## DIRECTIVE
Repeat exactly, and only, the lines below starting at the line that contains "What Apache ECharts" and ending at the line that contains "var yTicks = [0, 50, 100, 150];", inclusive of both.

--- start SUPPLIED ENTRIES ---

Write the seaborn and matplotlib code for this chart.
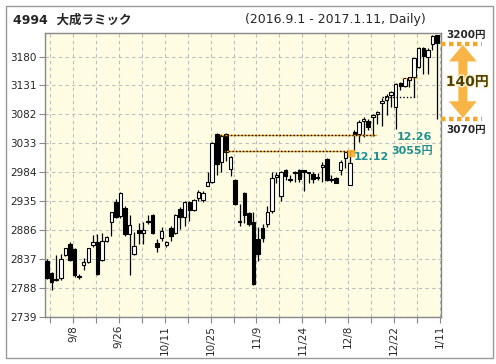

--- end SUPPLIED ENTRIES ---
--- start SUPPLIED ENTRIES ---

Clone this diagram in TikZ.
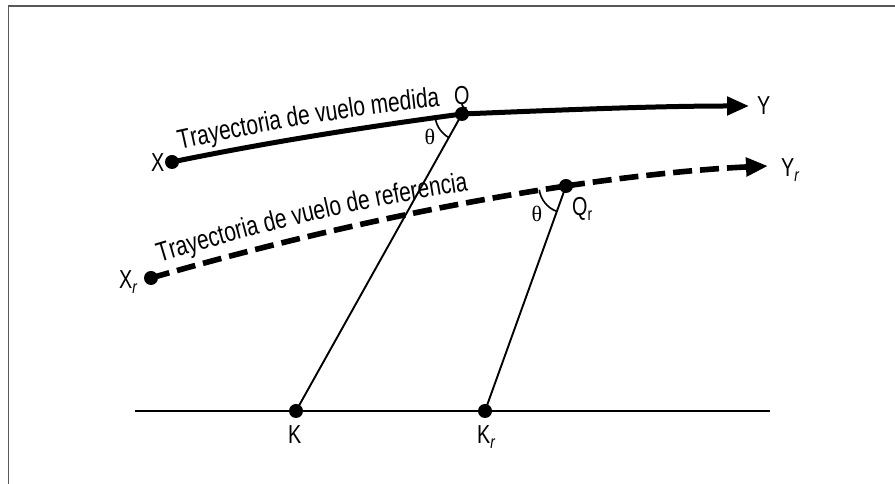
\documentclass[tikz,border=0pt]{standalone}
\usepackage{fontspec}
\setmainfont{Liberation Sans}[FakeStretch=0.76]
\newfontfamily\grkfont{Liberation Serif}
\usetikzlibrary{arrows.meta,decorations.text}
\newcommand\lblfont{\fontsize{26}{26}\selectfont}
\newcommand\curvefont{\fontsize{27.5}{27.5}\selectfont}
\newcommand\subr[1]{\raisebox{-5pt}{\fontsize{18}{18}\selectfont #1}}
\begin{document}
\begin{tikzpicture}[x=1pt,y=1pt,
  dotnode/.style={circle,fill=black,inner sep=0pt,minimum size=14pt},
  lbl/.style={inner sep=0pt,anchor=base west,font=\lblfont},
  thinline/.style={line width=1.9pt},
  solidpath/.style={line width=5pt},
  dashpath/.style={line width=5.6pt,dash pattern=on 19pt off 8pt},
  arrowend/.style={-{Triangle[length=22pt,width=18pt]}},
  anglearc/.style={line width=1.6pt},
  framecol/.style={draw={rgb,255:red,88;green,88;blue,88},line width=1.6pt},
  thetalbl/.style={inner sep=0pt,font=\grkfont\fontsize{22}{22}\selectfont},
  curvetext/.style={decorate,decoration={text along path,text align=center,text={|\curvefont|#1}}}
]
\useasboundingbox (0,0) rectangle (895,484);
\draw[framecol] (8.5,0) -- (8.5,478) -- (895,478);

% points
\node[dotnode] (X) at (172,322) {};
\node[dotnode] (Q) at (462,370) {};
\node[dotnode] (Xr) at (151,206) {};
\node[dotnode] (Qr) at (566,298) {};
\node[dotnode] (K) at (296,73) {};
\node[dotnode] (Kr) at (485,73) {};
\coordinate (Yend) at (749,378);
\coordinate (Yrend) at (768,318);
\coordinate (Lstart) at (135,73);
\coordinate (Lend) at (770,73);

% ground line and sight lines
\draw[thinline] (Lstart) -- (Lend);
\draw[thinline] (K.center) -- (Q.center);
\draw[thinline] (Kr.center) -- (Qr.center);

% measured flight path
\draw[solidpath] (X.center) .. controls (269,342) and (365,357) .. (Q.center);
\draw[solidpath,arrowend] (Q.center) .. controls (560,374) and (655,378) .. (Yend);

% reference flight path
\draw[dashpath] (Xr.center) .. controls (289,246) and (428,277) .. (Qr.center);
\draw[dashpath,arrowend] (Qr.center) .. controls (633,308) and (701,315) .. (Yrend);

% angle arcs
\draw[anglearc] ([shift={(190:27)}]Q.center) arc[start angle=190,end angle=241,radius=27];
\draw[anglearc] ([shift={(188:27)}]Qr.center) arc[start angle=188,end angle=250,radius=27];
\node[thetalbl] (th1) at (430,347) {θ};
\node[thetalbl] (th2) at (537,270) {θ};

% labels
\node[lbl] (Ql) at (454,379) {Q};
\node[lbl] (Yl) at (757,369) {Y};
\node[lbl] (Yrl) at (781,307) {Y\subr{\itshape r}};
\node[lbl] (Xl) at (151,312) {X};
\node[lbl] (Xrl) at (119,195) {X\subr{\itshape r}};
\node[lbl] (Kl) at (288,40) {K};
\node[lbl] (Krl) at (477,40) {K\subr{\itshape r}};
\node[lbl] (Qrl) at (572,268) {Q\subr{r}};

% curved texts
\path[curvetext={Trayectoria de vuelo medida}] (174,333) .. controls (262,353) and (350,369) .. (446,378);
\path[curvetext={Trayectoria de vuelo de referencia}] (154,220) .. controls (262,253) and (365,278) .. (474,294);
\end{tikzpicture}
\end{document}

--- end SUPPLIED ENTRIES ---
--- start SUPPLIED ENTRIES ---

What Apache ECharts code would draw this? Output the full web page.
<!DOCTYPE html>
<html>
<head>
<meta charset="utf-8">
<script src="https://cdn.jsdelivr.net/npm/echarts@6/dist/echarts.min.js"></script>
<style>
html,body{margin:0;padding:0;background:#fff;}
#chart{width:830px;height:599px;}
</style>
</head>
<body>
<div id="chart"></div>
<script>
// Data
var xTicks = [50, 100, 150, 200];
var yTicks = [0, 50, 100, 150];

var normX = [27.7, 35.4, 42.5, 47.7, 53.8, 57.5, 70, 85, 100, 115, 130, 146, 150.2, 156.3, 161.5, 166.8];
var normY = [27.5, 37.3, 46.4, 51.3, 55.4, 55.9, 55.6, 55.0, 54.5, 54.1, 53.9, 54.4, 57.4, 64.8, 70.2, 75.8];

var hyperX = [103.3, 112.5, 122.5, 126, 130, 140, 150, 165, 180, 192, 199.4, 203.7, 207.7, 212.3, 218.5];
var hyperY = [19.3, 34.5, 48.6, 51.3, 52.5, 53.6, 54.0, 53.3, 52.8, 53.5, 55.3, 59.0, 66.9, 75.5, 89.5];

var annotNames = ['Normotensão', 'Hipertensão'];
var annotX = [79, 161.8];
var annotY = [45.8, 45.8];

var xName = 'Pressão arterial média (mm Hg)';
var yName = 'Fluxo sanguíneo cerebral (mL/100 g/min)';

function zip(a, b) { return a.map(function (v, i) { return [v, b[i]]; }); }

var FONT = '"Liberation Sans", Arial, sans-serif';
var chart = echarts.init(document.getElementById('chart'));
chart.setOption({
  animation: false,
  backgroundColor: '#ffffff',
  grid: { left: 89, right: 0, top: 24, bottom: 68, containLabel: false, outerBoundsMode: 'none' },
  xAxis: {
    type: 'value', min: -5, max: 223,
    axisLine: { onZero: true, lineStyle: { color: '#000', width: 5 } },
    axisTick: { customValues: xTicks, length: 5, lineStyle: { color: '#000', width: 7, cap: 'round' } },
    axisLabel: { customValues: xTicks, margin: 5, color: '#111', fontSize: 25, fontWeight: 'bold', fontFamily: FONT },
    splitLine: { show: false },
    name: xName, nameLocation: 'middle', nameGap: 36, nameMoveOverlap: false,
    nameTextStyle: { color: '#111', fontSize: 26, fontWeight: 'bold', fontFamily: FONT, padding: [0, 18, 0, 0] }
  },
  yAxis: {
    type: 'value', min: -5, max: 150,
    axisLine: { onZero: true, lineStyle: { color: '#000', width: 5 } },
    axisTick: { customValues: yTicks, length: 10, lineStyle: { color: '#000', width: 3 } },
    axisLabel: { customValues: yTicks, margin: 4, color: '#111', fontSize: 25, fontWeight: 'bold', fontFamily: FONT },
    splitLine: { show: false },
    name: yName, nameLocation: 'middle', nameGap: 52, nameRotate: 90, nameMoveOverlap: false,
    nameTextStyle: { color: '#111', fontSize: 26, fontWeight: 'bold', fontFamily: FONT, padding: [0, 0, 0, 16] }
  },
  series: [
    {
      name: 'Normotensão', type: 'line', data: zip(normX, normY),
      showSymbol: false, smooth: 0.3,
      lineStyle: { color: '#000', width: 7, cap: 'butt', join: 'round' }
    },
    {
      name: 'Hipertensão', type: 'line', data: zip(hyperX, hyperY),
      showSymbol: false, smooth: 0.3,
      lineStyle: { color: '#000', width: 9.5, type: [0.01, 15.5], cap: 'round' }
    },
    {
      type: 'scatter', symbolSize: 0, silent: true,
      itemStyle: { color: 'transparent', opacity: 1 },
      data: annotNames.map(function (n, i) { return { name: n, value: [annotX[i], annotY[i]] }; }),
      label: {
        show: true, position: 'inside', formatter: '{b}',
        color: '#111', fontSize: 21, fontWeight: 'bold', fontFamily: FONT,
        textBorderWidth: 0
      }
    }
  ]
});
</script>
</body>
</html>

--- end SUPPLIED ENTRIES ---

## EXERCISE RESPONSE
What Apache ECharts code would draw this? Output the full web page.
<!DOCTYPE html>
<html>
<head>
<meta charset="utf-8">
<script src="https://cdn.jsdelivr.net/npm/echarts@6/dist/echarts.min.js"></script>
<style>
html,body{margin:0;padding:0;background:#fff;}
#chart{width:830px;height:599px;}
</style>
</head>
<body>
<div id="chart"></div>
<script>
// Data
var xTicks = [50, 100, 150, 200];
var yTicks = [0, 50, 100, 150];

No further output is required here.